La violencia de género es un flagelo que padece una parte mayoritaria de nuestra sociedad y que, a la vista está, requiere el compromiso del conjunto de la comunidad para su erradicación. Un total de 233 femicidios fueron cometidos, y hubo otros 425 intentos, en distintos puntos del país durante 2022, según un informe difundido esta semana por la organización Mujeres de la Matria Latinoamericana (MuMalá). Del total, 194 casos fueron directos, 9 vinculados de niñas/mujeres, 21 vinculados de niños/varones y 9 trans/travesticidios.
Las relaciones asimétricas entre el varón y la mujer persisten en muchos ámbitos de nuestras vidas y relaciones, y es imprescindible reconocer la existencia de ese conflicto para avanzar con propuestas que ayuden a resolverlo.
Está claro que esos conflictos muchas veces derivan en delitos y que el Estado debe garantizar a las mujeres y niñas que padecen cualquier tipo de violencia una asistencia integral, gratuita y accesible.
Pero, además, debemos reparar en el papel fundamental que debe cumplir la educación pública en la construcción de una sociedad más justa e inclusiva, buscando eliminar las relaciones desiguales de poder que afectan la vida, la libertad y la dignidad de muchas mujeres que sufren este flagelo.
Son los ámbitos educativos donde nuestros niños y jóvenes se forman no solamente en conocimientos formales sino también en valores sociales los lugares donde deben comenzar a forjarse las ideas de valoración de todos los integrantes de la sociedad, la riqueza que implica la diversidad y el necesario respeto que merecen todos los seres humanos más allá de nuestras diferencias.

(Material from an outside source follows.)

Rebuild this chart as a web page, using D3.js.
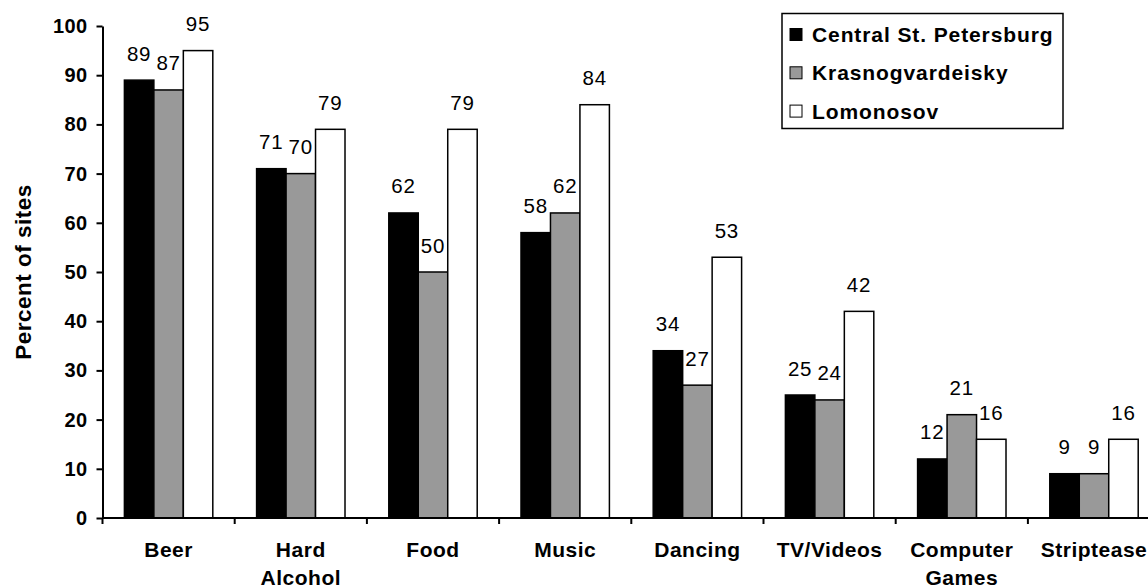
<!DOCTYPE html>
<html>
<head>
<meta charset="utf-8">
<script src="https://cdn.jsdelivr.net/npm/d3@7"></script>
<style>
  html, body { margin: 0; padding: 0; background: #fff; }
  svg { display: block; font-family: "Liberation Sans", Arial, sans-serif; }
</style>
</head>
<body>
<svg id="chart" width="1148" height="588"></svg>
<script>
// Activities offered at sites, by district (percent of sites)
const categories = ["Beer", "Hard Alcohol", "Food", "Music", "Dancing", "TV/Videos", "Computer Games", "Striptease"];
const categoryLines = [["Beer"], ["Hard", "Alcohol"], ["Food"], ["Music"], ["Dancing"], ["TV/Videos"], ["Computer", "Games"], ["Striptease"]];
const seriesNames = ["Central St. Petersburg", "Krasnogvardeisky", "Lomonosov"];
const centralValues = [89, 71, 62, 58, 34, 25, 12, 9];
const krasnoValues = [87, 70, 50, 62, 27, 24, 21, 9];
const lomonosovValues = [95, 79, 79, 84, 53, 42, 16, 16];
const yTicks = [0, 10, 20, 30, 40, 50, 60, 70, 80, 90, 100];
const seriesFills = ["#000000", "#999999", "#ffffff"];

const seriesValues = [centralValues, krasnoValues, lomonosovValues];

const svg = d3.select("#chart");
const plotLeft = 102.5, plotTop = 26, plotBottom = 518, bandW = 132.2;

const x = d3.scaleBand()
  .domain(categories)
  .range([plotLeft, plotLeft + bandW * categories.length])
  .paddingInner(0).paddingOuter(0);

const x1 = d3.scaleBand()
  .domain(seriesNames)
  .range([0, bandW])
  .paddingOuter(0.743).paddingInner(0);

const y = d3.scaleLinear().domain([0, 100]).range([plotBottom, plotTop]);

// bars
const groups = svg.append("g").selectAll("g")
  .data(categories)
  .join("g")
  .attr("transform", d => `translate(${x(d)},0)`);

groups.selectAll("rect")
  .data((c, i) => seriesNames.map((s, j) => ({ s, j, v: seriesValues[j][i] })))
  .join("rect")
  .attr("x", d => x1(d.s))
  .attr("y", d => y(d.v))
  .attr("width", x1.bandwidth())
  .attr("height", d => y(0) - y(d.v))
  .attr("fill", d => seriesFills[d.j])
  .attr("stroke", "#000")
  .attr("stroke-width", 1.5);

// value labels
groups.selectAll("text.val")
  .data((c, i) => seriesNames.map((s, j) => ({ s, j, v: seriesValues[j][i] })))
  .join("text")
  .attr("class", "val")
  .attr("x", d => x1(d.s) + x1.bandwidth() / 2)
  .attr("y", d => y(d.v) - 19.5)
  .attr("text-anchor", "middle")
  .attr("font-size", 20.5)
  .attr("letter-spacing", 0.8)
  .attr("fill", "#000")
  .text(d => d.v);

// y axis
const yAxis = svg.append("g")
  .attr("transform", `translate(${plotLeft},0)`)
  .call(d3.axisLeft(y).tickValues(yTicks).tickSize(6).tickPadding(9).tickSizeOuter(0));
yAxis.select(".domain").attr("stroke", "#000").attr("stroke-width", 2);
yAxis.selectAll(".tick line").attr("stroke", "#000").attr("stroke-width", 2);
yAxis.selectAll(".tick text")
  .attr("font-family", "Liberation Sans, Arial, sans-serif")
  .attr("font-size", 20).attr("font-weight", "bold")
  .attr("letter-spacing", 0.4)
  .attr("fill", "#000");

// x axis line and category boundary ticks
svg.append("line")
  .attr("x1", plotLeft).attr("x2", 1148)
  .attr("y1", y(0)).attr("y2", y(0))
  .attr("stroke", "#000").attr("stroke-width", 2);
svg.append("g").selectAll("line")
  .data(categories)
  .join("line")
  .attr("x1", d => x(d)).attr("x2", d => x(d))
  .attr("y1", y(0)).attr("y2", y(0) + 6)
  .attr("stroke", "#000").attr("stroke-width", 2);

// category labels
svg.append("g").selectAll("text")
  .data(categories)
  .join("text")
  .attr("x", d => x(d) + bandW / 2)
  .attr("y", 556.5)
  .attr("text-anchor", "middle")
  .attr("font-size", 21).attr("font-weight", "bold")
  .attr("letter-spacing", 0.5)
  .each(function (d, i) {
    d3.select(this).selectAll("tspan")
      .data(categoryLines[i])
      .join("tspan")
      .attr("x", x(d) + bandW / 2)
      .attr("dy", (t, k) => k === 0 ? 0 : 28.5)
      .text(t => t);
  });

// y axis title
svg.append("text")
  .attr("transform", "translate(31,272) rotate(-90)")
  .attr("text-anchor", "middle")
  .attr("font-size", 22.5).attr("font-weight", "bold")
  .attr("letter-spacing", 0.5)
  .text("Percent of sites");

// legend
const legend = svg.append("g");
legend.append("rect")
  .attr("x", 782).attr("y", 13.5)
  .attr("width", 281).attr("height", 115)
  .attr("fill", "#fff").attr("stroke", "#000").attr("stroke-width", 1.5);
const rows = legend.selectAll("g.row")
  .data(seriesNames)
  .join("g")
  .attr("class", "row")
  .attr("transform", (d, i) => `translate(790,${34.5 + i * 38.3})`);
rows.append("rect")
  .attr("x", 0).attr("y", -6)
  .attr("width", 12).attr("height", 12)
  .attr("fill", (d, i) => seriesFills[i])
  .attr("stroke", "#000").attr("stroke-width", 1);
rows.append("text")
  .attr("x", 22).attr("y", 7.5)
  .attr("font-size", 21).attr("font-weight", "bold")
  .attr("letter-spacing", 0.9)
  .text(d => d);
</script>
</body>
</html>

Solo modificando el pensamiento y las estructuras valorativas de nuestras generaciones venideras y dejando de lado el machismo que hasta aquí ha caracterizado a la sociedad argentina es como podremos vislumbrar un futuro en el que las mujeres sean respetadas y valoradas. Y ello, como quedó dicho, es una cuestión cultural y donde las estructuras educativas formales deberán jugar un rol fundamental.